The request:
Could you print every record below exactly as it appears?

## START Material

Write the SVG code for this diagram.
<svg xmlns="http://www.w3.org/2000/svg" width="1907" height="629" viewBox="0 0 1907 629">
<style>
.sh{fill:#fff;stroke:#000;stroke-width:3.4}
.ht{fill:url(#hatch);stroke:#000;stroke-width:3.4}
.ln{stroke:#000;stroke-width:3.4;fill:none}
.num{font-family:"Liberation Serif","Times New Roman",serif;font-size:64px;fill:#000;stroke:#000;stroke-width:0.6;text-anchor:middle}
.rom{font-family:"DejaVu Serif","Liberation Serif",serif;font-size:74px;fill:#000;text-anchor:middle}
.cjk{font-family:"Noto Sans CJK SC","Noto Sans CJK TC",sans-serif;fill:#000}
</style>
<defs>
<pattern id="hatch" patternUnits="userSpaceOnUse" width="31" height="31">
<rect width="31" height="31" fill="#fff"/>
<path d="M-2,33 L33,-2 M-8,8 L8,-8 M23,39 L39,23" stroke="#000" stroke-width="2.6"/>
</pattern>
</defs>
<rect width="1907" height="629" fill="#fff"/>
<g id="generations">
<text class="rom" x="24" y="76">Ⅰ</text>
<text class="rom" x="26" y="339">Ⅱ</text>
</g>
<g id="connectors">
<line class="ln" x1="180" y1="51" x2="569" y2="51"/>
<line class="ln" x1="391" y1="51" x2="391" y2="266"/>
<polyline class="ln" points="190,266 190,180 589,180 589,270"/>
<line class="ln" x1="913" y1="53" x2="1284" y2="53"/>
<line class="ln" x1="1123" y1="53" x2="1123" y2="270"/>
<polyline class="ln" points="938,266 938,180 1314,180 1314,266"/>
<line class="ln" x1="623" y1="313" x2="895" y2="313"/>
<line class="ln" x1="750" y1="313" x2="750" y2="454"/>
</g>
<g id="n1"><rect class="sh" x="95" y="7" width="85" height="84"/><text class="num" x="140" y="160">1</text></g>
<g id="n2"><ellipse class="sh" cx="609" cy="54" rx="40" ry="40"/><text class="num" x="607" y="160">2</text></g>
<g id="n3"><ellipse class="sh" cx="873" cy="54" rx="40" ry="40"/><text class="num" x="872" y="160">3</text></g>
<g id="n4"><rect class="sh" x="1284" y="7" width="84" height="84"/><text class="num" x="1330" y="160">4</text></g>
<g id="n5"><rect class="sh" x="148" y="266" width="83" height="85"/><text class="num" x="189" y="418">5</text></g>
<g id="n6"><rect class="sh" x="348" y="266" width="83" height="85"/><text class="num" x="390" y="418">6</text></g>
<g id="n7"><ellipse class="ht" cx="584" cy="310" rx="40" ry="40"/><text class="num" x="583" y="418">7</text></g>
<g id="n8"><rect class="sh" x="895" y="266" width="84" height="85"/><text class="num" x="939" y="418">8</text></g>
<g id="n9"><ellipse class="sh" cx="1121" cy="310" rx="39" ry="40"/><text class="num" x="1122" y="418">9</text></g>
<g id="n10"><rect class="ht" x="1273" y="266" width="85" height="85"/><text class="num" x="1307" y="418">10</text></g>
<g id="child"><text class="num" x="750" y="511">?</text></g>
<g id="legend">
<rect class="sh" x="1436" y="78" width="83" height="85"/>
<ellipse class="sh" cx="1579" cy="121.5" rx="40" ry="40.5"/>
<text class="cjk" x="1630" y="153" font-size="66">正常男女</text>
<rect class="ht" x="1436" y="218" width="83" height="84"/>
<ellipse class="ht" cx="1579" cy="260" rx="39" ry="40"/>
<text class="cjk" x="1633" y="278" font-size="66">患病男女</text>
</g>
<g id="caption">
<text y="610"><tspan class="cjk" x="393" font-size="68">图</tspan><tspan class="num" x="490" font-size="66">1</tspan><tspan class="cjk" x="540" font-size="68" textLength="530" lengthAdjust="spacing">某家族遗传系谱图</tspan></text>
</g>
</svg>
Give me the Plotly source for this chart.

## END Material

Exercise answer:
Write the SVG code for this diagram.
<svg xmlns="http://www.w3.org/2000/svg" width="1907" height="629" viewBox="0 0 1907 629">
<style>
.sh{fill:#fff;stroke:#000;stroke-width:3.4}
.ht{fill:url(#hatch);stroke:#000;stroke-width:3.4}
.ln{stroke:#000;stroke-width:3.4;fill:none}
.num{font-family:"Liberation Serif","Times New Roman",serif;font-size:64px;fill:#000;stroke:#000;stroke-width:0.6;text-anchor:middle}
.rom{font-family:"DejaVu Serif","Liberation Serif",serif;font-size:74px;fill:#000;text-anchor:middle}
.cjk{font-family:"Noto Sans CJK SC","Noto Sans CJK TC",sans-serif;fill:#000}
</style>
<defs>
<pattern id="hatch" patternUnits="userSpaceOnUse" width="31" height="31">
<rect width="31" height="31" fill="#fff"/>
<path d="M-2,33 L33,-2 M-8,8 L8,-8 M23,39 L39,23" stroke="#000" stroke-width="2.6"/>
</pattern>
</defs>
<rect width="1907" height="629" fill="#fff"/>
<g id="generations">
<text class="rom" x="24" y="76">Ⅰ</text>
<text class="rom" x="26" y="339">Ⅱ</text>
</g>
<g id="connectors">
<line class="ln" x1="180" y1="51" x2="569" y2="51"/>
<line class="ln" x1="391" y1="51" x2="391" y2="266"/>
<polyline class="ln" points="190,266 190,180 589,180 589,270"/>
<line class="ln" x1="913" y1="53" x2="1284" y2="53"/>
<line class="ln" x1="1123" y1="53" x2="1123" y2="270"/>
<polyline class="ln" points="938,266 938,180 1314,180 1314,266"/>
<line class="ln" x1="623" y1="313" x2="895" y2="313"/>
<line class="ln" x1="750" y1="313" x2="750" y2="454"/>
</g>
<g id="n1"><rect class="sh" x="95" y="7" width="85" height="84"/><text class="num" x="140" y="160">1</text></g>
<g id="n2"><ellipse class="sh" cx="609" cy="54" rx="40" ry="40"/><text class="num" x="607" y="160">2</text></g>
<g id="n3"><ellipse class="sh" cx="873" cy="54" rx="40" ry="40"/><text class="num" x="872" y="160">3</text></g>
<g id="n4"><rect class="sh" x="1284" y="7" width="84" height="84"/><text class="num" x="1330" y="160">4</text></g>
<g id="n5"><rect class="sh" x="148" y="266" width="83" height="85"/><text class="num" x="189" y="418">5</text></g>
<g id="n6"><rect class="sh" x="348" y="266" width="83" height="85"/><text class="num" x="390" y="418">6</text></g>
<g id="n7"><ellipse class="ht" cx="584" cy="310" rx="40" ry="40"/><text class="num" x="583" y="418">7</text></g>
<g id="n8"><rect class="sh" x="895" y="266" width="84" height="85"/><text class="num" x="939" y="418">8</text></g>
<g id="n9"><ellipse class="sh" cx="1121" cy="310" rx="39" ry="40"/><text class="num" x="1122" y="418">9</text></g>
<g id="n10"><rect class="ht" x="1273" y="266" width="85" height="85"/><text class="num" x="1307" y="418">10</text></g>
<g id="child"><text class="num" x="750" y="511">?</text></g>
<g id="legend">
<rect class="sh" x="1436" y="78" width="83" height="85"/>
<ellipse class="sh" cx="1579" cy="121.5" rx="40" ry="40.5"/>
<text class="cjk" x="1630" y="153" font-size="66">正常男女</text>
<rect class="ht" x="1436" y="218" width="83" height="84"/>
<ellipse class="ht" cx="1579" cy="260" rx="39" ry="40"/>
<text class="cjk" x="1633" y="278" font-size="66">患病男女</text>
</g>
<g id="caption">
<text y="610"><tspan class="cjk" x="393" font-size="68">图</tspan><tspan class="num" x="490" font-size="66">1</tspan><tspan class="cjk" x="540" font-size="68" textLength="530" lengthAdjust="spacing">某家族遗传系谱图</tspan></text>
</g>
</svg>
Give me the Plotly source for this chart.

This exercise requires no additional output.